***** Recorded information *****
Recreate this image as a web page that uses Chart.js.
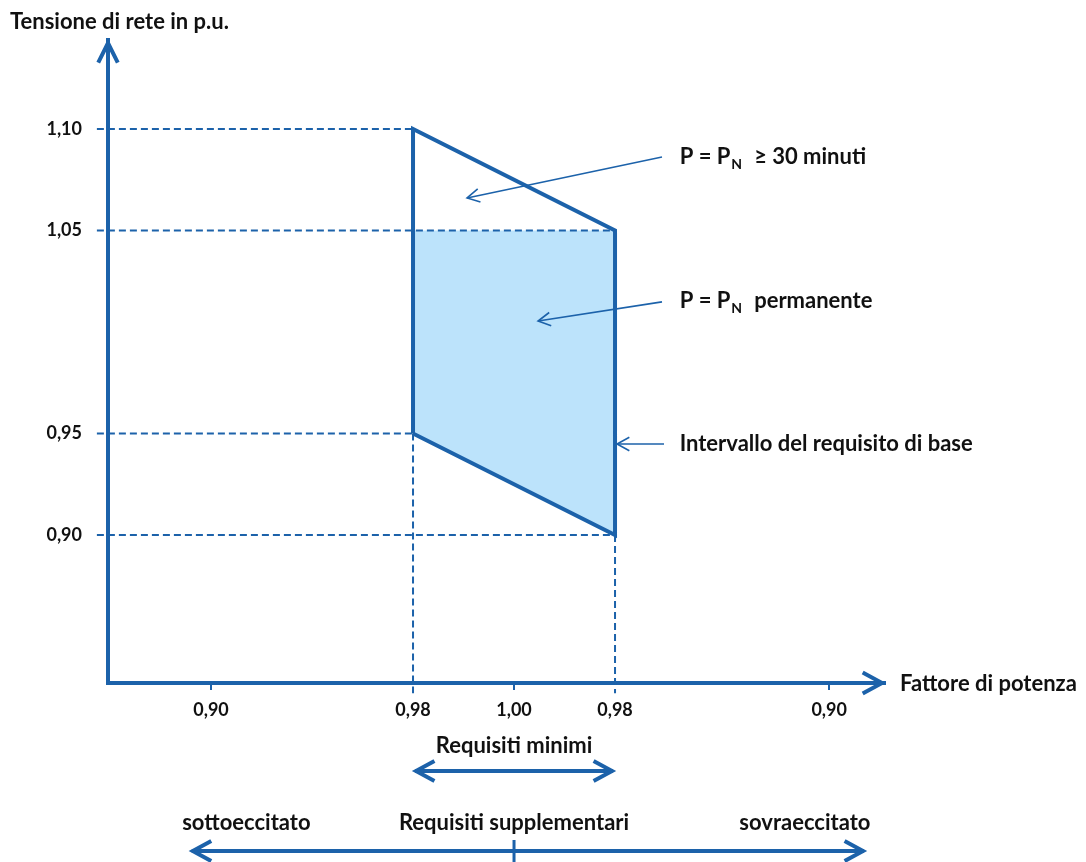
<!DOCTYPE html>
<html>
<head>
<meta charset="utf-8">
<script src="https://cdn.jsdelivr.net/npm/chart.js@4"></script>
<style>
  html, body { margin: 0; padding: 0; background: #fff; }
  #wrap { width: 1086px; height: 862px; position: relative; }
</style>
</head>
<body>
<div id="wrap"><canvas id="chart"></canvas></div>
<script>
const BLUE = '#1c62aa';
const FILL = '#bce3fb';
const TXT = '#111111';
const FONT = 'Lato, "Open Sans", sans-serif';

// tick values / labels
const yTickVals = [0.90, 0.95, 1.05, 1.10];
const yTickLabels = ['0,90', '0,95', '1,05', '1,10'];
// power factor axis: position on the axis and the printed label
const xTickPos = [-3, -1, 0, 1, 3.12];
const xTickLabels = ['0,90', '0,98', '1,00', '0,98', '0,90'];

// basic requirement region (0,98 under-excited .. 0,98 over-excited)
const limitX = [-1, 1];
const shortTermTop = [1.10, 1.05];     // P = PN >= 30 minuti
const permanentTop = [1.05, 1.05];     // P = PN permanente
const permanentBottom = [0.95, 0.90];

// dashed reference lines
const hGuideLevels = [1.10, 1.05, 0.95, 0.90];
const hGuideEnds = [-1, 1, -1, 1];
const vGuidePos = [-1, 1];
const vGuideTops = [0.95, 0.90];

// annotation arrows (from label to target)
const noteFrom = [[1.465, 1.0862], [1.465, 1.0148], [1.485, 0.9448]];
const noteTo = [[-0.465, 1.066], [0.238, 1.0054], [1.02, 0.9448]];
const noteMain = ['P = P', 'P = P', 'Intervallo del requisito di base'];
const noteSub = ['N', 'N', ''];
const noteTail = ['\u2265 30 minuti', 'permanente', ''];
const noteX = 1.64;
const noteY = [1.0865, 1.0158, 0.9455];

// bottom arrows
const minReqSpan = [-1, 1];
const suppSpan = [-3.21, 3.485];
const bottomLabels = ['sottoeccitato', 'Requisiti supplementari', 'sovraeccitato'];
const bottomLabelX = [-2.65, 0, 2.88];

const X_MIN = -4.02, X_MAX = 3.673, Y_MIN = 0.8271, Y_MAX = 1.1438;
const GUIDE_LEFT = -4.13, GUIDE_BOTTOM = 0.822;

const pts = (xs, ys) => xs.map((x, i) => ({ x, y: ys[i] }));
const line = (data, extra) => Object.assign({
  data, pointRadius: 0, borderColor: BLUE, borderWidth: 2,
  fill: false, tension: 0, clip: false
}, extra);

const datasets = [];
// outline of the whole region
datasets.push(line([
  { x: limitX[0], y: permanentBottom[0] },
  { x: limitX[0], y: shortTermTop[0] },
  { x: limitX[1], y: shortTermTop[1] },
  { x: limitX[1], y: permanentBottom[1] },
  { x: limitX[0], y: permanentBottom[0] }
], { borderWidth: 4, borderJoinStyle: 'miter', order: 0 }));
// annotation lines
noteFrom.forEach((f, i) => {
  datasets.push(line([{ x: f[0], y: f[1] }, { x: noteTo[i][0], y: noteTo[i][1] }],
    { borderWidth: 1.6, order: 1 }));
});
// dashed guides
hGuideLevels.forEach((v, i) => {
  datasets.push(line([{ x: GUIDE_LEFT, y: v }, { x: hGuideEnds[i], y: v }],
    { borderDash: [7, 4], order: 2 }));
});
vGuidePos.forEach((p, i) => {
  datasets.push(line([{ x: p, y: vGuideTops[i] }, { x: p, y: GUIDE_BOTTOM }],
    { borderDash: [7, 4], order: 2 }));
});
// permanent area fill (between top and bottom edges)
datasets.push(line(pts(limitX, permanentTop),
  { borderWidth: 0, fill: '+1', backgroundColor: FILL, order: 5 }));
datasets.push(line(pts(limitX, permanentBottom),
  { borderWidth: 0, order: 6 }));

function chevron(ctx, tx, ty, ang, len, w, spread) {
  ctx.beginPath();
  ctx.lineWidth = w;
  ctx.strokeStyle = BLUE;
  ctx.lineJoin = 'miter';
  ctx.lineCap = 'butt';
  ctx.moveTo(tx - len * Math.cos(ang - spread), ty - len * Math.sin(ang - spread));
  ctx.lineTo(tx, ty);
  ctx.lineTo(tx - len * Math.cos(ang + spread), ty - len * Math.sin(ang + spread));
  ctx.stroke();
}

function doubleArrow(ctx, x1, x2, yy) {
  ctx.beginPath();
  ctx.lineWidth = 4;
  ctx.strokeStyle = BLUE;
  ctx.moveTo(x1 + 2, yy);
  ctx.lineTo(x2 - 2, yy);
  ctx.stroke();
  chevron(ctx, x1 + 3, yy, Math.PI, 21, 4, 0.5);
  chevron(ctx, x2 - 3, yy, 0, 21, 4, 0.5);
}

const diagram = {
  id: 'diagram',
  afterDraw(chart) {
    const { ctx, scales: { x, y }, chartArea: a } = chart;
    ctx.save();
    // axis arrowheads
    chevron(ctx, a.left, a.top + 3, -Math.PI / 2, 22, 4, 0.46);
    chevron(ctx, a.right - 3, a.bottom, 0, 22, 4, 0.5);

    // annotation arrowheads
    noteFrom.forEach((f, i) => {
      const fx = x.getPixelForValue(f[0]), fy = y.getPixelForValue(f[1]);
      const tx = x.getPixelForValue(noteTo[i][0]), ty = y.getPixelForValue(noteTo[i][1]);
      chevron(ctx, tx, ty, Math.atan2(ty - fy, tx - fx), 14, 1.6, 0.5);
    });

    ctx.fillStyle = TXT;
    ctx.textBaseline = 'alphabetic';
    ctx.textAlign = 'left';
    ctx.font = `bold 22px ${FONT}`;
    ctx.fillText('Tensione di rete in p.u.', 10, 29);
    ctx.fillText('Fattore di potenza', a.right + 15, a.bottom + 8);

    // notes
    noteMain.forEach((t, i) => {
      let px = x.getPixelForValue(noteX);
      const py = y.getPixelForValue(noteY[i]) + 8;
      ctx.font = `bold 22px ${FONT}`;
      ctx.fillText(t, px, py);
      px += ctx.measureText(t).width + 1;
      if (noteSub[i]) {
        ctx.font = `bold 14px ${FONT}`;
        ctx.fillText(noteSub[i], px, py + 5);
        px += ctx.measureText(noteSub[i]).width + 12;
        ctx.font = `bold 22px ${FONT}`;
        ctx.fillText(noteTail[i], px, py);
      }
    });

    // bottom: minimum requirements
    ctx.textAlign = 'center';
    ctx.font = `bold 22px ${FONT}`;
    const m1 = x.getPixelForValue(minReqSpan[0]), m2 = x.getPixelForValue(minReqSpan[1]);
    ctx.fillText('Requisiti minimi', (m1 + m2) / 2, 753);
    doubleArrow(ctx, m1, m2, 771);

    // bottom: supplementary requirements
    bottomLabels.forEach((t, i) => ctx.fillText(t, x.getPixelForValue(bottomLabelX[i]), 830));
    const s1 = x.getPixelForValue(suppSpan[0]), s2 = x.getPixelForValue(suppSpan[1]);
    doubleArrow(ctx, s1, s2, 851);
    const mid = x.getPixelForValue(0);
    ctx.beginPath();
    ctx.lineWidth = 3;
    ctx.moveTo(mid, 840);
    ctx.lineTo(mid, 862);
    ctx.stroke();
    ctx.restore();
  }
};

new Chart(document.getElementById('chart'), {
  type: 'line',
  data: { datasets },
  options: {
    responsive: true,
    maintainAspectRatio: false,
    animation: false,
    layout: { padding: { top: 40, right: 201, left: 0, bottom: 0 } },
    plugins: { legend: { display: false }, tooltip: { enabled: false } },
    scales: {
      x: {
        type: 'linear', min: X_MIN, max: X_MAX,
        afterBuildTicks: s => { s.ticks = xTickPos.map(v => ({ value: v })); },
        afterFit: s => { s.height = 179; },
        ticks: {
          autoSkip: false, maxRotation: 0, padding: 9, color: TXT,
          font: { family: FONT, size: 18, weight: 'bold' },
          callback: (v, i) => xTickLabels[i]
        },
        grid: {
          display: true, drawOnChartArea: false, drawTicks: true, tickLength: 7, lineWidth: 2,
          color: c => (c.tick && Math.abs(c.tick.value) === 1) ? 'rgba(0,0,0,0)' : BLUE
        },
        border: { display: true, color: BLUE, width: 4 }
      },
      y: {
        type: 'linear', min: Y_MIN, max: Y_MAX,
        afterBuildTicks: s => { s.ticks = yTickVals.map(v => ({ value: v })); },
        afterFit: s => { s.width = 108; },
        ticks: {
          autoSkip: false, padding: 26, color: TXT,
          font: { family: FONT, size: 18, weight: 'bold' },
          callback: (v, i) => yTickLabels[i]
        },
        grid: { display: false, drawTicks: false },
        border: { display: true, color: BLUE, width: 4 }
      }
    }
  },
  plugins: [diagram]
});
</script>
</body>
</html>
*****
Stated problem - Without any pictures, reproduce the lines from the first one in the material through the line that has "const noteY = [1.0865, 1.0158, 0.9455];", exactly as they appear.

Written solution -
Recreate this image as a web page that uses Chart.js.
<!DOCTYPE html>
<html>
<head>
<meta charset="utf-8">
<script src="https://cdn.jsdelivr.net/npm/chart.js@4"></script>
<style>
  html, body { margin: 0; padding: 0; background: #fff; }
  #wrap { width: 1086px; height: 862px; position: relative; }
</style>
</head>
<body>
<div id="wrap"><canvas id="chart"></canvas></div>
<script>
const BLUE = '#1c62aa';
const FILL = '#bce3fb';
const TXT = '#111111';
const FONT = 'Lato, "Open Sans", sans-serif';

// tick values / labels
const yTickVals = [0.90, 0.95, 1.05, 1.10];
const yTickLabels = ['0,90', '0,95', '1,05', '1,10'];
// power factor axis: position on the axis and the printed label
const xTickPos = [-3, -1, 0, 1, 3.12];
const xTickLabels = ['0,90', '0,98', '1,00', '0,98', '0,90'];

// basic requirement region (0,98 under-excited .. 0,98 over-excited)
const limitX = [-1, 1];
const shortTermTop = [1.10, 1.05];     // P = PN >= 30 minuti
const permanentTop = [1.05, 1.05];     // P = PN permanente
const permanentBottom = [0.95, 0.90];

// dashed reference lines
const hGuideLevels = [1.10, 1.05, 0.95, 0.90];
const hGuideEnds = [-1, 1, -1, 1];
const vGuidePos = [-1, 1];
const vGuideTops = [0.95, 0.90];

// annotation arrows (from label to target)
const noteFrom = [[1.465, 1.0862], [1.465, 1.0148], [1.485, 0.9448]];
const noteTo = [[-0.465, 1.066], [0.238, 1.0054], [1.02, 0.9448]];
const noteMain = ['P = P', 'P = P', 'Intervallo del requisito di base'];
const noteSub = ['N', 'N', ''];
const noteTail = ['\u2265 30 minuti', 'permanente', ''];
const noteX = 1.64;
const noteY = [1.0865, 1.0158, 0.9455];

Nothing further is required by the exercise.